I implemented 𝛕 as subroutine T instead of 𝜋 as P not merely because it was the right thing to do, but because I did not want to reassign the power function, breaking compatibility with the 32S version.

Resources

Operands are consumed and replaced with results in the same manner as the builtin equivalents. Prior elements on the stack may be overwritten by intermediate results, but no “litter” is left behind.

This version uses a few global registers:

Unlike the reference implementation, we don’t need more because the limitations below preclude implementing the more complicated functions, which tend to have greater resource requirements.

Limitations

Classic HP Stack

HP’s ancient (1972) 4-level stack design creates as much challenge for this 35s port as with the 42S one. You see this most acutely in the hypotenuse function (LBL H) which must perform two 4-slot calls (Q = square 𝑥) back to back, explaining its global resource use.

Single-Letter Labels

With but 26 global labels allowed and no option for locals, I was only able to port a subset of EML. I even had to cheat by inlining the `cosh(x)` implementation inside `cos(x)`, which calls it in the HP-42S and R47 versions.

K is the only one currently unused.1

There are a few things I could do to recover a few more labels, but short of a widespread inlining campaign, I can’t implement the full ballpark accuracy suite. If you wish to see the harm this would do to the educational mission of this project, see LBL 8 in the HP-15C port. It wouldn’t get less vile in HP-32S form.

Tests

You might expect the test x=0? to be true for a complex number, but you’d be wrong! The check to handle the case of `ln(0)` being undefined on the 35s had to be done a different way, via the LBL F branch in LBL S above; the shared EML kernel that follows is also the target of GTO S006 from LBL A.

Imaginary Numbers

The definition of 𝑖 (our LBL J) had to include a negation to work around a branch-cut difference in the way the machine’s internal math works relative to how we’d prefer it did work. The designers weren’t wrong to choose this path, but it did require that we accommodate it.
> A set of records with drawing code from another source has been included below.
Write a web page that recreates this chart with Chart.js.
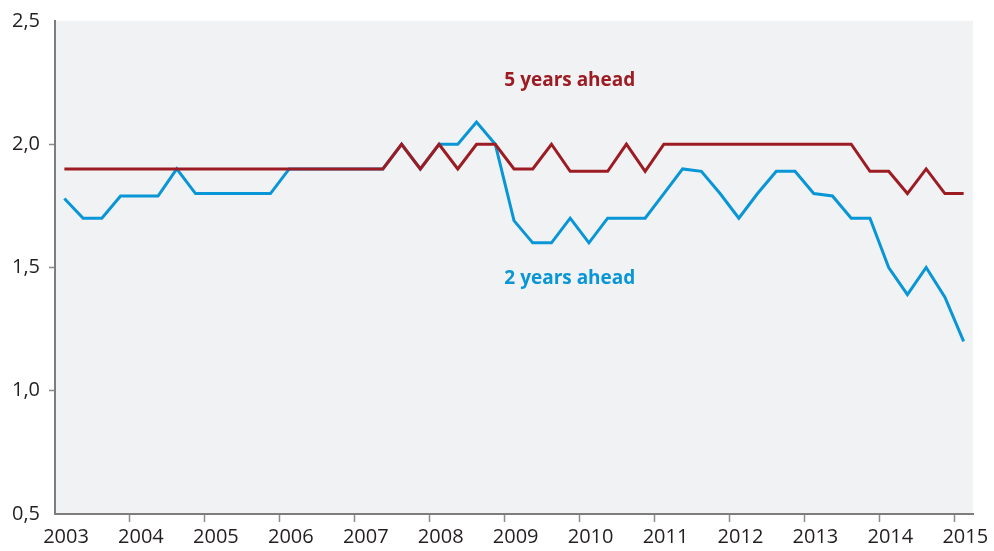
<!DOCTYPE html>
<html>
<head>
<meta charset="utf-8">
<script src="https://cdn.jsdelivr.net/npm/chart.js@4/dist/chart.umd.min.js"></script>
<style>
  html, body { margin: 0; padding: 0; background: #ffffff; }
  #wrap { width: 994px; height: 551px; }
</style>
</head>
<body>
<div id="wrap"><canvas id="c" width="994" height="551"></canvas></div>
<script>
// Quarterly categories (2003 Q1 – 2015 Q1)
const quarters = [
  '2003Q1','2003Q2','2003Q3','2003Q4','2004Q1','2004Q2','2004Q3','2004Q4',
  '2005Q1','2005Q2','2005Q3','2005Q4','2006Q1','2006Q2','2006Q3','2006Q4',
  '2007Q1','2007Q2','2007Q3','2007Q4','2008Q1','2008Q2','2008Q3','2008Q4',
  '2009Q1','2009Q2','2009Q3','2009Q4','2010Q1','2010Q2','2010Q3','2010Q4',
  '2011Q1','2011Q2','2011Q3','2011Q4','2012Q1','2012Q2','2012Q3','2012Q4',
  '2013Q1','2013Q2','2013Q3','2013Q4','2014Q1','2014Q2','2014Q3','2014Q4',
  '2015Q1'
];

// 5 years ahead
const fiveYears = [
  1.9, 1.9, 1.9, 1.9, 1.9, 1.9, 1.9, 1.9,
  1.9, 1.9, 1.9, 1.9, 1.9, 1.9, 1.9, 1.9,
  1.9, 1.9, 2.0, 1.9, 2.0, 1.9, 2.0, 2.0,
  1.9, 1.9, 2.0, 1.89, 1.89, 1.89, 2.0, 1.89,
  2.0, 2.0, 2.0, 2.0, 2.0, 2.0, 2.0, 2.0,
  2.0, 2.0, 2.0, 1.89, 1.89, 1.8, 1.9, 1.8,
  1.8
];

// 2 years ahead
const twoYears = [
  1.78, 1.7, 1.7, 1.79, 1.79, 1.79, 1.9, 1.8,
  1.8, 1.8, 1.8, 1.8, 1.9, 1.9, 1.9, 1.9,
  1.9, 1.9, 2.0, 1.9, 2.0, 2.0, 2.09, 2.0,
  1.69, 1.6, 1.6, 1.7, 1.6, 1.7, 1.7, 1.7,
  1.8, 1.9, 1.89, 1.8, 1.7, 1.8, 1.89, 1.89,
  1.8, 1.79, 1.7, 1.7, 1.5, 1.39, 1.5, 1.38,
  1.2
];

const yearTicks = [2003, 2004, 2005, 2006, 2007, 2008, 2009, 2010, 2011, 2012, 2013, 2014, 2015];
const yTickValues = [0.5, 1.0, 1.5, 2.0, 2.5];
const yTickLabels = ['0,5', '1,0', '1,5', '2,0', '2,5'];

const seriesNames = ['5 years ahead', '2 years ahead'];
const RED = '#9d1c23';
const BLUE = '#0896d6';

// quarter label -> position at middle of quarter on a continuous year axis
function quarterToX(q) {
  const y = parseInt(q.slice(0, 4), 10);
  const n = parseInt(q.slice(5), 10);
  return y + (n - 0.5) / 4;
}
const toPoints = vals => vals.map((v, i) => ({ x: quarterToX(quarters[i]), y: v }));

const bgPlugin = {
  id: 'plotBg',
  beforeDraw(chart) {
    const { ctx, chartArea: a } = chart;
    ctx.save();
    ctx.fillStyle = '#f1f2f4';
    ctx.fillRect(a.left, a.top, a.right - a.left, a.bottom - a.top);
    ctx.restore();
  }
};

const labelPlugin = {
  id: 'seriesLabels',
  afterDatasetsDraw(chart) {
    const { ctx, scales } = chart;
    const items = [
      { text: seriesNames[0], color: RED, x: 2009.87, y: 2.26 },
      { text: seriesNames[1], color: BLUE, x: 2009.87, y: 1.455 }
    ];
    ctx.save();
    ctx.font = 'bold 19px "Open Sans", sans-serif';
    ctx.textAlign = 'center';
    ctx.textBaseline = 'middle';
    items.forEach(it => {
      ctx.fillStyle = it.color;
      ctx.fillText(it.text, scales.x.getPixelForValue(it.x), scales.y.getPixelForValue(it.y));
    });
    ctx.restore();
  }
};

new Chart(document.getElementById('c'), {
  type: 'line',
  data: {
    datasets: [
      {
        label: seriesNames[0],
        data: toPoints(fiveYears),
        borderColor: RED,
        borderWidth: 3,
        pointRadius: 0,
        tension: 0,
        fill: false
      },
      {
        label: seriesNames[1],
        data: toPoints(twoYears),
        borderColor: BLUE,
        borderWidth: 3,
        pointRadius: 0,
        tension: 0,
        fill: false
      }
    ]
  },
  options: {
    responsive: false,
    devicePixelRatio: 1,
    animation: false,
    layout: { padding: { top: 20, right: 21, left: 0, bottom: 0 } },
    plugins: {
      legend: { display: false },
      tooltip: { enabled: false }
    },
    scales: {
      x: {
        type: 'linear',
        min: 2003,
        max: 2015.25,
        afterBuildTicks(s) { s.ticks = yearTicks.map(v => ({ value: v })); },
        afterFit(s) { s.height = 37; s.paddingLeft = 0; s.paddingRight = 0; },
        grid: {
          drawOnChartArea: false,
          drawTicks: true,
          tickLength: 8,
          tickWidth: 1.5,
          tickColor: c => (c.tick && c.tick.value === 2003) ? 'rgba(0,0,0,0)' : '#8a8a8a'
        },
        border: { display: true, color: '#7d7d7d', width: 2 },
        ticks: {
          autoSkip: false,
          maxRotation: 0,
          labelOffset: 11,
          padding: 3,
          color: '#231f20',
          font: { family: '"Open Sans", sans-serif', size: 20 },
          callback: v => String(v)
        }
      },
      y: {
        type: 'linear',
        min: 0.5,
        max: 2.5,
        afterBuildTicks(s) { s.ticks = yTickValues.map(v => ({ value: v })); },
        afterFit(s) { s.width = 55; },
        grid: {
          drawOnChartArea: false,
          drawTicks: true,
          tickLength: 6,
          tickWidth: 1.5,
          tickColor: c => (c.tick && (c.tick.value === 0.5 || c.tick.value === 2.5)) ? 'rgba(0,0,0,0)' : '#8a8a8a'
        },
        border: { display: true, color: '#7d7d7d', width: 2 },
        ticks: {
          padding: 9,
          color: '#231f20',
          font: { family: '"Open Sans", sans-serif', size: 20 },
          callback: (v) => yTickLabels[yTickValues.indexOf(v)]
        }
      }
    }
  },
  plugins: [bgPlugin, labelPlugin]
});
</script>
</body>
</html>
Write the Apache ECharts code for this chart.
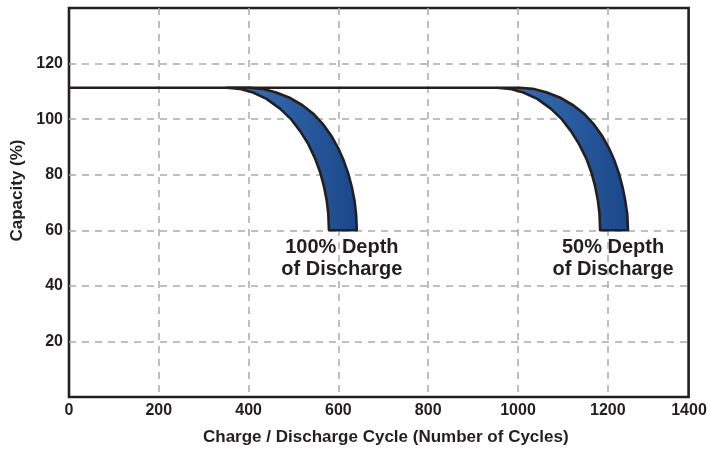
<!DOCTYPE html>
<html>
<head>
<meta charset="utf-8">
<script src="https://cdn.jsdelivr.net/npm/echarts@6/dist/echarts.min.js"></script>
<style>
  html, body { margin: 0; padding: 0; background: #ffffff; }
  #chart { width: 708px; height: 451px; }
</style>
</head>
<body>
<div id="chart"></div>
<script>
// Cycle-life curves: capacity (%) versus number of charge/discharge cycles
const xTicks = [0, 200, 400, 600, 800, 1000, 1200, 1400];
const yTicks = [20, 40, 60, 80, 100, 120];

// Initial capacity plateau, running to where the 50% DoD band begins
const plateau = [[0, 111.3], [953, 111.3]];

// 100% depth of discharge: faster-fading (lower) edge and slower (upper) edge
const dod100Lower = [[352, 111.3], [380, 110.9], [410, 109.6], [440, 107.3], [470, 103.8], [495, 99.9],
  [515, 95.7], [533, 91.0], [548, 85.9], [560, 80.6], [568, 75.7], [574, 70.7], [577.5, 66.0], [579, 60]];
const dod100Upper = [[352, 111.3], [400, 111.3], [430, 110.9], [460, 109.7], [490, 107.8], [520, 105.0],
  [545, 101.8], [565, 98.3], [585, 93.8], [600, 89.4], [612, 85.0], [622, 80.4], [630, 75.5],
  [636, 70.6], [639.5, 65.6], [641, 60]];

// 50% depth of discharge
const dod50Lower = [[953, 111.3], [982, 110.9], [1012, 109.6], [1043, 107.3], [1073, 103.8], [1098, 99.9],
  [1118, 95.7], [1136, 91.0], [1152, 85.9], [1164, 80.6], [1172, 75.7], [1178, 70.7], [1181.5, 66.0], [1183, 60]];
const dod50Upper = [[953, 111.3], [1003, 111.3], [1033, 110.9], [1063, 109.7], [1093, 107.8], [1123, 105.0],
  [1148, 101.8], [1168, 98.3], [1188, 93.8], [1203, 89.4], [1215, 85.0], [1225, 80.4], [1233, 75.5],
  [1239, 70.6], [1243.5, 65.6], [1245, 60]];

const bands = [
  { name: '100% Depth\nof Discharge', lower: dod100Lower, upper: dod100Upper },
  { name: '50% Depth\nof Discharge', lower: dod50Lower, upper: dod50Upper }
];

const xName = 'Charge / Discharge Cycle (Number of Cycles)';
const yName = 'Capacity (%)';

const INK = '#231f20';
const FONT = '"Liberation Sans", Arial, Helvetica, sans-serif';
const TICK_SIZE = 16;
const X_END = 1380;   // the frame closes just short of the last tick

const chart = echarts.init(document.getElementById('chart'), null, { renderer: 'canvas' });

function renderBand(params, api) {
  const band = bands[api.value(0)];
  // outline: upper edge down to its foot, across the bottom, then back up the lower edge
  const pts = [];
  band.upper.forEach(p => pts.push(api.coord(p)));
  for (let i = band.lower.length - 1; i >= 0; i--) pts.push(api.coord(band.lower[i]));
  const footL = api.coord(band.lower[band.lower.length - 1]);
  const footR = api.coord(band.upper[band.upper.length - 1]);
  return {
    type: 'group',
    children: [
      {
        type: 'polygon',
        shape: { points: pts },
        style: {
          fill: new echarts.graphic.LinearGradient(0, 0, 1, 0, [
            { offset: 0, color: '#3b74bb' },
            { offset: 1, color: '#1a4788' }
          ]),
          stroke: INK,
          lineWidth: 2.6,
          lineJoin: 'round'
        }
      },
      {
        type: 'text',
        x: (footL[0] + footR[0]) / 2 - 1,
        y: footL[1] + 6,
        style: {
          text: band.name,
          fill: INK,
          font: 'bold 20px ' + FONT,
          align: 'center',
          verticalAlign: 'top',
          lineHeight: 22
        }
      }
    ]
  };
}

chart.setOption({
  animation: false,
  backgroundColor: '#ffffff',
  grid: {
    left: 69, right: 19.4, top: 8, bottom: 54,
    show: true,
    borderColor: INK,
    borderWidth: 2.6,
    backgroundColor: 'transparent'
  },
  xAxis: {
    type: 'value',
    min: xTicks[0],
    max: X_END,
    interval: xTicks[1] - xTicks[0],
    name: xName,
    nameLocation: 'middle',
    nameGap: 32,
    nameTextStyle: { color: INK, fontFamily: FONT, fontWeight: 'bold', fontSize: 17, padding: [0, 0, 0, 14] },
    axisLine: { show: false },
    axisTick: { show: false },
    axisLabel: {
      color: INK, fontFamily: FONT, fontWeight: 'bold', fontSize: TICK_SIZE, margin: 6,
      formatter: v => (xTicks.indexOf(v) >= 0 ? String(v) : '')
    },
    splitLine: {
      show: true, showMinLine: false, showMaxLine: false,
      lineStyle: { color: '#ababab', width: 1.5, type: [7, 6] }
    }
  },
  yAxis: {
    type: 'value',
    min: 0,
    max: 140,
    interval: 20,
    name: yName,
    nameLocation: 'middle',
    nameGap: 43,
    nameTextStyle: { color: INK, fontFamily: FONT, fontWeight: 'bold', fontSize: 17, padding: [0, 0, 0, 24] },
    axisLine: { show: false },
    axisTick: { show: false },
    axisLabel: {
      color: INK, fontFamily: FONT, fontWeight: 'bold', fontSize: TICK_SIZE, margin: 6,
      showMinLabel: false, showMaxLabel: false,
      formatter: v => (yTicks.indexOf(v) >= 0 ? String(v) : '')
    },
    splitLine: {
      show: true, showMinLine: false, showMaxLine: false,
      lineStyle: { color: '#ababab', width: 1.5, type: [7, 6] }
    }
  },
  series: [
    {
      type: 'line',
      data: plateau,
      symbol: 'none',
      silent: true,
      lineStyle: { color: INK, width: 2.6 },
      z: 3
    },
    {
      type: 'custom',
      data: bands.map((b, i) => [i]),
      renderItem: renderBand,
      silent: true,
      clip: false,
      z: 4
    }
  ]
});

// last tick label: centred near its spot on the scale, kept inside the canvas edge
const lastTick = xTicks[xTicks.length - 1];
const lastPos = chart.convertToPixel({ xAxisIndex: 0 }, lastTick);
const baseY = chart.convertToPixel({ yAxisIndex: 0 }, 0);
chart.setOption({
  graphic: [{
    type: 'text',
    x: Math.min(lastPos, chart.getWidth() - 19),
    y: baseY + 6,
    style: {
      text: String(lastTick),
      fill: INK,
      font: 'bold ' + TICK_SIZE + 'px ' + FONT,
      align: 'center',
      verticalAlign: 'top'
    }
  }]
});
</script>
</body>
</html>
Another oddity here is that the result gives a real part very near 0, causing the actual near-𝑖 result to scroll off the right side of the display. You have to use the arrow key to scroll it into view. The upside is that we get an answer at all; the calculator itself fails when you attempt to get the same result in the straightforward manner, 1 +/- √𝑥, causing the SQRT(NEG) error documented in the calculator’s manual. How the HP 35s can support complex numbers but be unable to handle this obvious path for generating them, I cannot say.

Complex Arithmetic

That quibble does not change the fact that the HP 35s has much better complex number handling than the 32S family from which it derives. Gone is the two-register hack storing the real and imaginary halves separately, and gone is the need for the special CMPLX ops. It is better even than the 42S in that you can enter a complex number directly on the stack or into a program using the 35s 𝑖 key, without needing to compose it on the stack first.

Yet, there are notable limitations in the 35s which affect EML/Suite. The biggie is that the 42S can take the logarithm of a negative real number and produce a complex result, whereas the 35s will complain LOG(NEG) when you do that.

Scattering a few explicit complex promotions2 at key chokepoints solves that.

Like in the 42S port, this one forces rectangular mode at the top of the subtraction routine, LBL S. Alas, unlike on the 42S, not all complex arithmetic goes through this single chokepoint; the GTO S006 trick bypasses it, requiring that the 35s port also force rectangular mode at the top of LBL A to handle the Y=0 case.

License

These programs are © 2026 by Warren Young and offered under the terms of the MIT License.


  1. ^ Even that was taken at one point, before I found good use of a nifty feature in the HP 35s that allows jumping into the middle of a subroutine. Without this trick, A and S would need to share a common Kernel, the prior owner of this label.
  2. ^ The 35s idiom for that is adding 0+0𝑖, written in this program in the on-device shorthand “0i”. The 42S equivalent is pushing a 0 onto the stack and calling COMPLEX.